The adapter is engineered for significantly higher structural demands. Vast claims it is up to 30 times more rigid than the current IDA, making it suitable for connecting massive modules and supporting stations that could one day rotate to generate artificial gravity. Such connections will need to withstand substantial forces without compromising structural integrity.

 

Beyond spacecraft-to-station docking, the Large Docking Adapter could also serve as the interface between a space station module and its launch vehicle, potentially streamlining assembly of large orbital habitats. It is specifically tailored for the era of Starship-scale vehicles and modules, enabling the transfer of oversized equipment that simply cannot pass through today’s narrower ports.

The pressurized opening area reaches up to 6.6 square meters — offering roughly 13 times more area than the IDA.

Importantly, the new adapter will not fly on the initial Haven-1 station and may or may not appear on early versions of Haven-2, depending on how Vast aligns with NASA’s evolving plans for commercial successors to the ISS. Instead, Vast is positioning the technology for broader industry adoption.

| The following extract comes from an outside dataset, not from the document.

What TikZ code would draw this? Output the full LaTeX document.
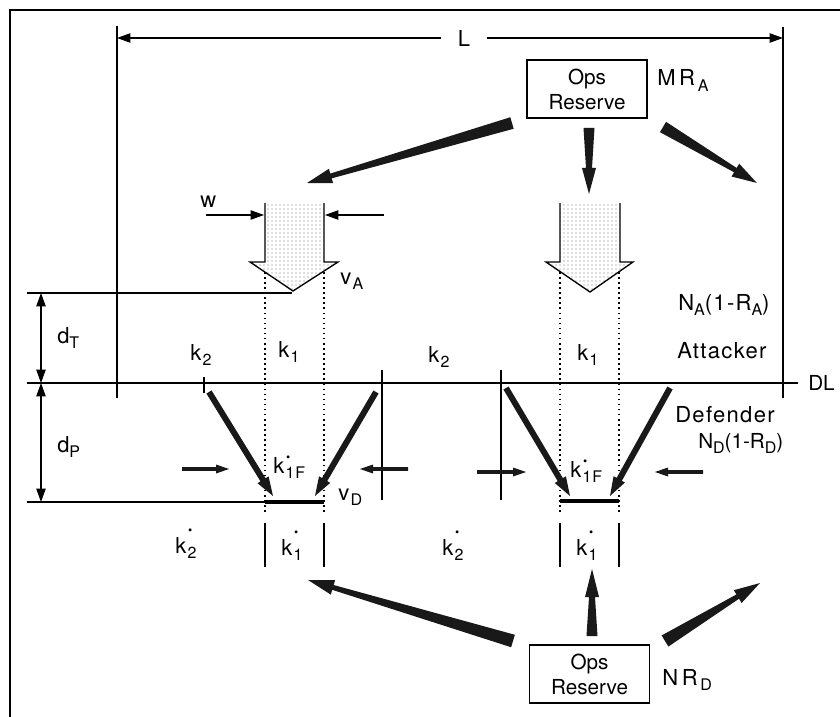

The company plans to open-source the Large Docking Adapter Standard next month, inviting other spacecraft and station developers to implement it. Hardware is already in development at Vast’s headquarters, with prototypes undergoing testing, and the adapter is available for purchase by partners.

These announcements come as the space industry prepares for the eventual retirement of the ISS around 2030 and a shift toward commercially operated platforms. Vast’s approach — combining practical crew apparel with forward-looking docking technology — underscores the company’s ambition to make long-duration stays in orbit more comfortable, productive, and scalable.

By addressing both the human experience and the hard engineering challenges of connecting ever-larger structures, Vast is betting that its innovations will help usher in an era of expansive commercial space stations capable of supporting more crew, more science, and eventually artificial gravity environments.

If other players adopt the open-sourced docking standard, it could become a de facto interface for future orbital infrastructure, much as the current IDA has standardized crewed visits to the ISS.

With Haven-1’s hardware progressing through integration and environmental testing, and the new docking adapter ready for collaboration, Vast is signaling confidence in its roadmap.